Ancestral Roofs

"In Praise of Older Buildings"

Thursday, December 18, 2014

Over the Top

McMillan Building, Perth (1903)
This fine building is in Perth Ontario. Not quite what you had in mind? When you think of Perth, it's hard not to envision rather dour Scottish stone Palladian formality.

I've always liked it, despite it being far distant stylistically and chronologically from my favourite early buildings, and am annoyed that I didn't take enough photos of all the wonderful detail. Something distracted me. In Perth? Oh yes.

This is one of the classically inspired and dressed to the teeth Beaux Arts buildings featured by my man Blumenson in Ontario Architecture.
Thunder Bay
Blumenson identifies two origins of the style. One, the Ecole des Beaux Arts in France, which taught classical design based in Greek, Roman, and Renaissance versions. The other, the Chicago Exposition of 1893. Buildings in this style display facades with monumental pillars or pilasters, a prominent entrance, and in most cases, tons of rich detail. Grand scale, monumental drama, theatrical, oversized architectural elements. Wow factor.

Oddly Baroque, this style appeared on commercial and civic buildings, railway stations and banks from 1900 to about 1945. Oddly, indeed - as at the very same time revolutionary new ways of thinking about architecture were arising. The medieval nostalgia of the Arts and Crafts movement, the non-historicizing Prairie style, and Frank Lloyd Wright's early work were all reactions to the excessiveness of classical and Gothic revivals.

Beaux Arts never made a huge mark in Ontario, but it did suit the ebullient Americans putting together the venue for the 1893 Chicago Exposition. I love how John Blumenson describes it: "So prevalent was the undisguised and even pretentious templelike atmosphere that the exposition came to be known as the 'White City of Roman Buildings.'" Here's a link with photos, to the whole larger than life World's Columbian Exposition.

inside Toronto's Union Station, inspired by
 the Roman baths
Ontario Beaux Arts, according to Shannon Kyles, often mixed Classical, Baroque and Renaissance elements.

She points out that Beaux Arts styling was commonly used in banks (which my Perth example was, originally), often with a cut off corner as the entrance, and more than one facade imitating a Greek temple. Eclectic - porticoes with pediments combine with balustrades, with Mansard roofs; if there are columns as well there may be, look for a mix of capital styles. For this was about showing what you knew, if you were a student of the Academie.
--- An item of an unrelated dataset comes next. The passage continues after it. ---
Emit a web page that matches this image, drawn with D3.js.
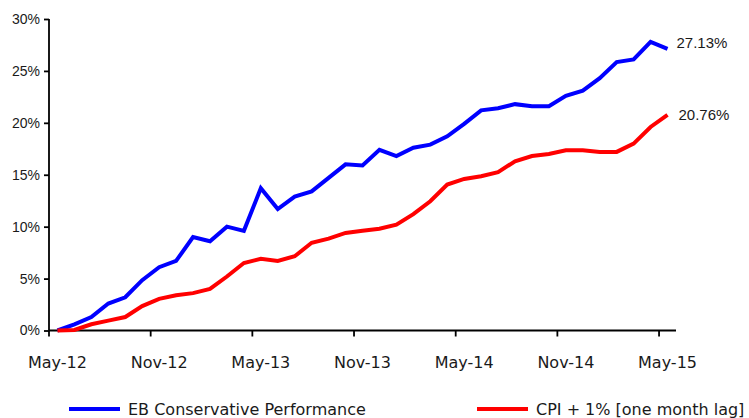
<!DOCTYPE html>
<html>
<head>
<meta charset="utf-8">
<script src="https://cdn.jsdelivr.net/npm/d3@7"></script>
<style>
  body { margin: 0; background: #fff; }
  svg { display: block; }
</style>
</head>
<body>
<div id="chart"></div>
<script>
// Data (cumulative %, monthly)
const months = [
  "May-12","Jun-12","Jul-12","Aug-12","Sep-12","Oct-12","Nov-12","Dec-12","Jan-13","Feb-13","Mar-13","Apr-13",
  "May-13","Jun-13","Jul-13","Aug-13","Sep-13","Oct-13","Nov-13","Dec-13","Jan-14","Feb-14","Mar-14","Apr-14",
  "May-14","Jun-14","Jul-14","Aug-14","Sep-14","Oct-14","Nov-14","Dec-14","Jan-15","Feb-15","Mar-15","Apr-15",
  "May-15"
];
const ebPerformance = [
  0.0, 0.6, 1.3, 2.6, 3.2, 4.85, 6.1, 6.7, 9.0, 8.6, 10.0, 9.6,
  13.7, 11.7, 12.9, 13.4, 14.7, 16.0, 15.9, 17.4, 16.8, 17.6, 17.9, 18.7,
  19.9, 21.2, 21.4, 21.8, 21.6, 21.6, 22.6, 23.1, 24.3, 25.85, 26.1, 27.8,
  27.13
];
const cpiPlus1 = [
  0.0, 0.05, 0.6, 0.95, 1.3, 2.35, 3.05, 3.4, 3.6, 4.0, 5.2, 6.5,
  6.9, 6.7, 7.15, 8.45, 8.85, 9.4, 9.6, 9.8, 10.2, 11.2, 12.45, 14.05,
  14.6, 14.85, 15.25, 16.3, 16.8, 17.0, 17.35, 17.35, 17.2, 17.2, 18.0, 19.6,
  20.76
];
const yTicks = [0, 5, 10, 15, 20, 25, 30];
const xTickLabels = ["May-12","Nov-12","May-13","Nov-13","May-14","Nov-14","May-15"];
const seriesNames = ["EB Conservative Performance", "CPI + 1% [one month lag]"];
const seriesColors = ["#0000ff", "#ff0000"];

const width = 749, height = 418;
const plotLeft = 49, plotRight = 676, plotTop = 19, plotBottom = 330.5;

const svg = d3.select("#chart").append("svg")
  .attr("width", width)
  .attr("height", height);

const x = d3.scaleBand().domain(months).range([plotLeft, plotRight]).paddingInner(0).paddingOuter(0);
const xc = (m) => x(m) + x.bandwidth() / 2;
const y = d3.scaleLinear().domain([0, 30]).range([plotBottom, plotTop]);

// y axis
const yAxis = svg.append("g")
  .attr("transform", `translate(${plotLeft},0)`)
  .call(d3.axisLeft(y).tickValues(yTicks).tickSize(5).tickPadding(4).tickFormat(d => d + "%"));
yAxis.select(".domain").attr("d", `M0,${plotTop}V${plotBottom}`);
yAxis.selectAll("path, line").attr("stroke", "#000").attr("stroke-width", 1.8);
yAxis.selectAll("text")
  .attr("font-family", "'Liberation Sans', Arial, sans-serif")
  .attr("font-size", 14)
  .attr("fill", "#1a1a1a");

// x axis: ticks on category boundaries, labels at category centres
const xAxis = svg.append("g")
  .attr("transform", `translate(0,${plotBottom})`)
  .call(d3.axisBottom(x).tickValues(xTickLabels).tickSize(6).tickSizeOuter(0));
xAxis.select(".domain").attr("d", `M${plotLeft},0H${plotRight}`);
xAxis.selectAll("path, line").attr("stroke", "#000").attr("stroke-width", 1.8);
xAxis.selectAll(".tick line").attr("transform", `translate(${-x.bandwidth() / 2},0)`);
xAxis.selectAll(".tick text")
  .attr("y", 37)
  .attr("dy", 0)
  .attr("font-family", "'DejaVu Sans', Verdana, sans-serif")
  .attr("font-size", 16)
  .attr("fill", "#1a1a1a");

// lines
const line = d3.line()
  .x((d, i) => xc(months[i]))
  .y(d => y(d));

[ebPerformance, cpiPlus1].forEach((vals, k) => {
  svg.append("path")
    .datum(vals)
    .attr("fill", "none")
    .attr("stroke", seriesColors[k])
    .attr("stroke-width", 4)
    .attr("stroke-linejoin", "miter")
    .attr("d", line);
});

// end labels
const endLabels = [
  { text: ebPerformance[ebPerformance.length - 1].toFixed(2) + "%", dx: 9, dy: -0.5 },
  { text: cpiPlus1[cpiPlus1.length - 1].toFixed(2) + "%", dx: 11, dy: 5 }
];
[ebPerformance, cpiPlus1].forEach((vals, k) => {
  const last = vals[vals.length - 1];
  svg.append("text")
    .attr("x", xc(months[months.length - 1]) + endLabels[k].dx)
    .attr("y", y(last) + endLabels[k].dy)
    .attr("font-family", "'Liberation Sans', Arial, sans-serif")
    .attr("font-size", 15)
    .attr("fill", "#1a1a1a")
    .text(endLabels[k].text);
});

// legend
const legendX = [69, 477];
seriesNames.forEach((name, k) => {
  const g = svg.append("g").attr("transform", `translate(${legendX[k]},409)`);
  g.append("line")
    .attr("x1", 0).attr("x2", 51)
    .attr("y1", 0).attr("y2", 0)
    .attr("stroke", seriesColors[k])
    .attr("stroke-width", 4);
  g.append("text")
    .attr("x", 59)
    .attr("y", 6)
    .attr("font-family", "'DejaVu Sans', Verdana, sans-serif")
    .attr("font-size", 16)
    .attr("fill", "#1a1a1a")
    .text(name);
});
</script>
</body>
</html>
On her website Ontario Architecture Shannon describes a pair of University Avenue (Toronto) structures that I have marvelled over. Perhaps the best way of identifying a Beaux Arts building is to ask "am I gobsmacked? Is this over the top?"

330 University - Canada Life Assurance Company (1931)

"mixing of various unrelated classical motifs
 on the same facade" -Kyles
Other examples cited in my sources are more restrained - leaning toward the virtually contemporary Edwardian Classicism (1900-30, with its British leanings) and Modern Classicism (1920's & 30's) with a sombre post-war aesthetic). For another day.

Here's an interesting fact: as Beaux Arts buildings were constructed in the twentieth century, materials were not always as they seemed. Concrete masqueraded as stone, terra cotta as marble, and stone walls were sometimes only a veneer, not structural at all.

Jennifer McKendry, in her new book Modern Architecture in Kingston, identifies the Prison for Women (1930) as a Beaux Arts grand scheme.